Copy out each line in the material below that has the word "this".
>> START Dataset content
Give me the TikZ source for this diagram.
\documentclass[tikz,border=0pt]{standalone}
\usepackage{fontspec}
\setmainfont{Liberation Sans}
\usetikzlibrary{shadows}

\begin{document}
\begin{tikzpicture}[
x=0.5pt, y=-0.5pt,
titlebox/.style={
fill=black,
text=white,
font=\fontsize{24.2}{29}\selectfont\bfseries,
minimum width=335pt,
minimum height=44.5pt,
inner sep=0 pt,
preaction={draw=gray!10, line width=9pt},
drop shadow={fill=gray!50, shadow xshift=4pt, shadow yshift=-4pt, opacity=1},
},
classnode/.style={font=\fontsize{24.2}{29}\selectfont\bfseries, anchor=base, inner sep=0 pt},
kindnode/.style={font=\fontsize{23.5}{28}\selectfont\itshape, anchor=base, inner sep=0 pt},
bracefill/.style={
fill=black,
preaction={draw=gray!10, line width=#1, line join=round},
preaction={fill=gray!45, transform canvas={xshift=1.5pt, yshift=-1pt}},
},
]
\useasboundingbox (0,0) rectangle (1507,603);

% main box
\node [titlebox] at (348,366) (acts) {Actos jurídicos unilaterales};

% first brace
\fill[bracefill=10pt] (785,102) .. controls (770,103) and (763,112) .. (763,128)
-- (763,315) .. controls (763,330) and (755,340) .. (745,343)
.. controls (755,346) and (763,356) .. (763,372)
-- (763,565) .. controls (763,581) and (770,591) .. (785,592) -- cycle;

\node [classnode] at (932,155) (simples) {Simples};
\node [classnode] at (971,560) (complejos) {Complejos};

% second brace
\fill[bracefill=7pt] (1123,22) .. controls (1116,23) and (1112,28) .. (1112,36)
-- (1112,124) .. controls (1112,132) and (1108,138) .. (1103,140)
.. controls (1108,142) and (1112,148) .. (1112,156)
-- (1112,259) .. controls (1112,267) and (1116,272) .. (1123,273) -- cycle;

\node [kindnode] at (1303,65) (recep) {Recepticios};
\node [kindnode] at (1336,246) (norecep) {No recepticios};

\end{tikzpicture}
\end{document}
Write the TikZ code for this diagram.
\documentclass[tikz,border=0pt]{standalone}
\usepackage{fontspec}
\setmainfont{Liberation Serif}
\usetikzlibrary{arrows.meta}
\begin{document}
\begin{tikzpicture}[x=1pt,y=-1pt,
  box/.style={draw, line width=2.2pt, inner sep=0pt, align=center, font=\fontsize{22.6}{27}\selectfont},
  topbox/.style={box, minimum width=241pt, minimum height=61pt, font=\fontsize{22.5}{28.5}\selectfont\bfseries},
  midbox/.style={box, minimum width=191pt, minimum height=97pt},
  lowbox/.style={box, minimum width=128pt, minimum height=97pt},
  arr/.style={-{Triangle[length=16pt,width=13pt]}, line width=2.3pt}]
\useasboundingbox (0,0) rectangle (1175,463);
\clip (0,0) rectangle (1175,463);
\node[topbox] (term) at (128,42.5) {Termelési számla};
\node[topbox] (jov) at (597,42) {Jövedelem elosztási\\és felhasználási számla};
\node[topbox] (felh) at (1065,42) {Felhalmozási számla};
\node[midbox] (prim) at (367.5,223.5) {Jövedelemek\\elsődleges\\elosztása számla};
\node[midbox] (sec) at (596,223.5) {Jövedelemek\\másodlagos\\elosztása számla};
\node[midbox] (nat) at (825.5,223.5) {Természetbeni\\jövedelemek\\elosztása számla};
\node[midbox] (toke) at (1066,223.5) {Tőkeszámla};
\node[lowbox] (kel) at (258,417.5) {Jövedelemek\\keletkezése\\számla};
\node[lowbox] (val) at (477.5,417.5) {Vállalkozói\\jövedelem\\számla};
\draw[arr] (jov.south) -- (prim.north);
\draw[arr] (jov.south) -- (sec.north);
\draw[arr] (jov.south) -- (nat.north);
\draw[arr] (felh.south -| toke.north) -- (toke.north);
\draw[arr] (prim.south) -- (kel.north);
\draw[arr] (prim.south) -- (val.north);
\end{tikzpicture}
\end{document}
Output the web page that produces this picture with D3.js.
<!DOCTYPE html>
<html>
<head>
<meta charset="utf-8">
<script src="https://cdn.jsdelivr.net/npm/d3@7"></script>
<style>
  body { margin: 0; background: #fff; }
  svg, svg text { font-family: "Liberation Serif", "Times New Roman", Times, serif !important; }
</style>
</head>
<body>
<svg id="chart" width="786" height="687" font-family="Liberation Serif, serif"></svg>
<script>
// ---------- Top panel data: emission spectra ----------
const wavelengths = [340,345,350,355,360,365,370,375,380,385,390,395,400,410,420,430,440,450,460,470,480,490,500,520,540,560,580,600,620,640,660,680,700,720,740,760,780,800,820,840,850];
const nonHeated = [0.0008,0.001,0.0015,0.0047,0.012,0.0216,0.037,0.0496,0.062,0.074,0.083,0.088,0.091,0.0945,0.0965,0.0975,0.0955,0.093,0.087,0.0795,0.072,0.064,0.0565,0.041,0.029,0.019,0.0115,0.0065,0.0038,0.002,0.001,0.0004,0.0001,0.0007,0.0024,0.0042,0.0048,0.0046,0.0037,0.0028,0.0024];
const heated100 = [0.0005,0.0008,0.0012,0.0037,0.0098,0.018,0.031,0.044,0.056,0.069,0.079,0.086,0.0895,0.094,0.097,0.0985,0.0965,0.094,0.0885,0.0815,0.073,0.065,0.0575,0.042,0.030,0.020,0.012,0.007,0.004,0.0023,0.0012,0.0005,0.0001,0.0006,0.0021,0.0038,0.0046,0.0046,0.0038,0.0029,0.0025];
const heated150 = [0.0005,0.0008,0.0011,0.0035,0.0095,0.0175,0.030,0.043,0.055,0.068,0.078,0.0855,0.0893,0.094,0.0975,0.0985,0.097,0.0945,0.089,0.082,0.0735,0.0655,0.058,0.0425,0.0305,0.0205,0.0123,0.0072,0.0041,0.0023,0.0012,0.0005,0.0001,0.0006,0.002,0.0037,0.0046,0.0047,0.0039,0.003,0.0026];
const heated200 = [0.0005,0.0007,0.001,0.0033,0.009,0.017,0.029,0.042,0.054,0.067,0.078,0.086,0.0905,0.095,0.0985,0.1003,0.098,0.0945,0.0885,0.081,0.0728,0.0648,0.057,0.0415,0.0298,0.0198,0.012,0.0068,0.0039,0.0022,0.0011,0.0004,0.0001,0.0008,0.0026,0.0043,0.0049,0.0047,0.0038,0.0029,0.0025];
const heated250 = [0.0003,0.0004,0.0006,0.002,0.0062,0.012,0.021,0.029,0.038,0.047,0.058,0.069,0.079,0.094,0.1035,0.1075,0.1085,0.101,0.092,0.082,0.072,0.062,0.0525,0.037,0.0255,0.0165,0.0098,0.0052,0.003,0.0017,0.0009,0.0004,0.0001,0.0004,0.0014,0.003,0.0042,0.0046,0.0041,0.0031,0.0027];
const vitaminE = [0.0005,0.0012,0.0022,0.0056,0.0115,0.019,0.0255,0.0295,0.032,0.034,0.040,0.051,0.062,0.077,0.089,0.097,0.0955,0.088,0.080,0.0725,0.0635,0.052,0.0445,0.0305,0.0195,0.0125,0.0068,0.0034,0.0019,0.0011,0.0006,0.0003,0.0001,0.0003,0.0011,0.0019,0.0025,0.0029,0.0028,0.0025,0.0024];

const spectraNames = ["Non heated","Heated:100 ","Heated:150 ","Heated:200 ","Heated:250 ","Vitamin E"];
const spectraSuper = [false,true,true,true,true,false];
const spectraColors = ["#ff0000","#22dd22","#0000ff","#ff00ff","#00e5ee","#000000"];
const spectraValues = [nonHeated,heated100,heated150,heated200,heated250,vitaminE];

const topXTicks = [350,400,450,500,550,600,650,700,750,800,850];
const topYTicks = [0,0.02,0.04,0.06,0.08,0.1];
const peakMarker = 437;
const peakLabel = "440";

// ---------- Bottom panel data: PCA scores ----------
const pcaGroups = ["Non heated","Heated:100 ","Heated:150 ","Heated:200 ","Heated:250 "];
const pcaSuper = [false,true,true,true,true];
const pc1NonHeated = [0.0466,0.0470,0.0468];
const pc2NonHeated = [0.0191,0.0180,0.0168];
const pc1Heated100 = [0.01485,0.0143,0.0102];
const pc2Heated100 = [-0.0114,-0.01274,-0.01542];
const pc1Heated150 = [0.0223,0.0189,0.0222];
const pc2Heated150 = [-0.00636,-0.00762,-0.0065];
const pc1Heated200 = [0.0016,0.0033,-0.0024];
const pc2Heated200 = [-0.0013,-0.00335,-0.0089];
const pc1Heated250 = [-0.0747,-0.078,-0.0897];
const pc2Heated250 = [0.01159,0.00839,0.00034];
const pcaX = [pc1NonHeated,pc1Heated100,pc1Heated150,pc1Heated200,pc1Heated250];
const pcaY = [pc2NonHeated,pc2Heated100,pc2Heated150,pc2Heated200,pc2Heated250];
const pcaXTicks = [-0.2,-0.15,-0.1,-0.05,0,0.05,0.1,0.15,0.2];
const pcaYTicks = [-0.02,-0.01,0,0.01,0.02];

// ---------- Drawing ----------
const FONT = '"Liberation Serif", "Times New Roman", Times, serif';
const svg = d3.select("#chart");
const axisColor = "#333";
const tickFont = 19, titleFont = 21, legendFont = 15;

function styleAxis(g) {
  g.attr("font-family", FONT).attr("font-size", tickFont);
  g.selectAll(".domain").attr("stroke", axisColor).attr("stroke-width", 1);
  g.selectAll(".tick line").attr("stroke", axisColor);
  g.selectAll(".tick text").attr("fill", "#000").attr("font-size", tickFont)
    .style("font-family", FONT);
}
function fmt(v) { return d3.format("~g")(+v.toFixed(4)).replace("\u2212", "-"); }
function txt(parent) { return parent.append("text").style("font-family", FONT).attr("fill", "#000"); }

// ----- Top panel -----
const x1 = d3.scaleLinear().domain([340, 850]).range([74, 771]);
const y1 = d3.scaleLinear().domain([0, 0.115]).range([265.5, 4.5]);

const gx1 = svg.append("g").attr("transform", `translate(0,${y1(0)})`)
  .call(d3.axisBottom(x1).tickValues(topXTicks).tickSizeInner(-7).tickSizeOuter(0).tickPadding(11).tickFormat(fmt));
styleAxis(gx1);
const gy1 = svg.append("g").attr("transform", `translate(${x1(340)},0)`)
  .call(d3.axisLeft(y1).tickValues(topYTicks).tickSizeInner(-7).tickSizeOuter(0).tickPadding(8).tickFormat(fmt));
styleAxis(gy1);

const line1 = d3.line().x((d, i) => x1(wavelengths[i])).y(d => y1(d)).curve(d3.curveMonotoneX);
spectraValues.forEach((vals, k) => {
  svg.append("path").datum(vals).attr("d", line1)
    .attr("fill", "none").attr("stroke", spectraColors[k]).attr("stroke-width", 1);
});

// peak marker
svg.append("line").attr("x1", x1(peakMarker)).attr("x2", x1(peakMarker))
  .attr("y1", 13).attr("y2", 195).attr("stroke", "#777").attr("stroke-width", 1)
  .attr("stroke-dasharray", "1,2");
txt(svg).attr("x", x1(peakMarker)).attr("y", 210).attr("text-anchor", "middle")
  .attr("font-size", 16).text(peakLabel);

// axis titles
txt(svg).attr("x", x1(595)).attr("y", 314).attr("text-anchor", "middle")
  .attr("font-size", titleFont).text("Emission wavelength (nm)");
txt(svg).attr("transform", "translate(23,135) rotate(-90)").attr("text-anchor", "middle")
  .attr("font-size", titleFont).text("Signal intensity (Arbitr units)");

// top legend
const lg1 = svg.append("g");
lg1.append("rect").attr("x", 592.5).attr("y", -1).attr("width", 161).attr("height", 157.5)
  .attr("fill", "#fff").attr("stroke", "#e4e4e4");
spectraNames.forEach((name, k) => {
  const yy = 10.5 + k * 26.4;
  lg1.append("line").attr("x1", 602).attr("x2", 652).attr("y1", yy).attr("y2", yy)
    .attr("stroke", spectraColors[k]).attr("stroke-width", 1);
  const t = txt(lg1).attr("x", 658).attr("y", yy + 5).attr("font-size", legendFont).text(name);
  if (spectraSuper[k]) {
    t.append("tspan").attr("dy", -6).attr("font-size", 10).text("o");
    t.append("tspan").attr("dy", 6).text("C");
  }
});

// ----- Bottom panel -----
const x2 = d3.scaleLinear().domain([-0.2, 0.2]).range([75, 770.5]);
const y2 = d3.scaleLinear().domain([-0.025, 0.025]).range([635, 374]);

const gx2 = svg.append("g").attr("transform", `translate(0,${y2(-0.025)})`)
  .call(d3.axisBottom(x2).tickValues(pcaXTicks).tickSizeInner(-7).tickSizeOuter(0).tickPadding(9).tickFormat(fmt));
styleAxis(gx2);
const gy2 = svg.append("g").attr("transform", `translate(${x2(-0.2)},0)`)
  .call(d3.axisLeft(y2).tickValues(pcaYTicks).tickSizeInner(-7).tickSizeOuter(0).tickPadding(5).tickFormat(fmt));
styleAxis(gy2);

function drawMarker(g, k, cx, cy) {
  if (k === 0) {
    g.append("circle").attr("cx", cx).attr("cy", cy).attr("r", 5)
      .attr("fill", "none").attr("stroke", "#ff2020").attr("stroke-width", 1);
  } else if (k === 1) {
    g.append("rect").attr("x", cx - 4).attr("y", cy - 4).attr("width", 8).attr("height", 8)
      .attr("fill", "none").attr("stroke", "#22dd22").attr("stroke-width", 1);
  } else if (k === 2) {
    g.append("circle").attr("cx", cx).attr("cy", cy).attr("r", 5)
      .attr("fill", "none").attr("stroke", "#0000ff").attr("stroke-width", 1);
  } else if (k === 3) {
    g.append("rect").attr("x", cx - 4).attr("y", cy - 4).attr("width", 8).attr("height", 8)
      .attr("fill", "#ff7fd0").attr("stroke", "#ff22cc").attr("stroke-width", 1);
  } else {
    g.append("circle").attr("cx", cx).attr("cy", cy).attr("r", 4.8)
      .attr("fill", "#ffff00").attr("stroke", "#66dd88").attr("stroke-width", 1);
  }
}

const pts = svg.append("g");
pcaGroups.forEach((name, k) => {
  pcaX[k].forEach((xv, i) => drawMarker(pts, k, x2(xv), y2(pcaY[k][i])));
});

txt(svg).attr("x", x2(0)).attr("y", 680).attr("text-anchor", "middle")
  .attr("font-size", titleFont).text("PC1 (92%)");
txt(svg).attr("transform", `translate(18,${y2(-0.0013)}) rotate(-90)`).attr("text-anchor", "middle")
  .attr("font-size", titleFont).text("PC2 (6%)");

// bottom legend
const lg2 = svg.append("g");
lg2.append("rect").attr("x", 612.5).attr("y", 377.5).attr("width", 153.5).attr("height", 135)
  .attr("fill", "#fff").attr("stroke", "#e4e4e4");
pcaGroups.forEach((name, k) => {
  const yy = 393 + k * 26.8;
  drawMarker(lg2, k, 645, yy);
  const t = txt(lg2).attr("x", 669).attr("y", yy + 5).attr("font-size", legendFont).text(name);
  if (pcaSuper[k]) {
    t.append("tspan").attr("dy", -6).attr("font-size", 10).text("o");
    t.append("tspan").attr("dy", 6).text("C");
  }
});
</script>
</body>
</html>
>> END Dataset content
» Task output:
Give me the TikZ source for this diagram.
Write the TikZ code for this diagram.
Output the web page that produces this picture with D3.js.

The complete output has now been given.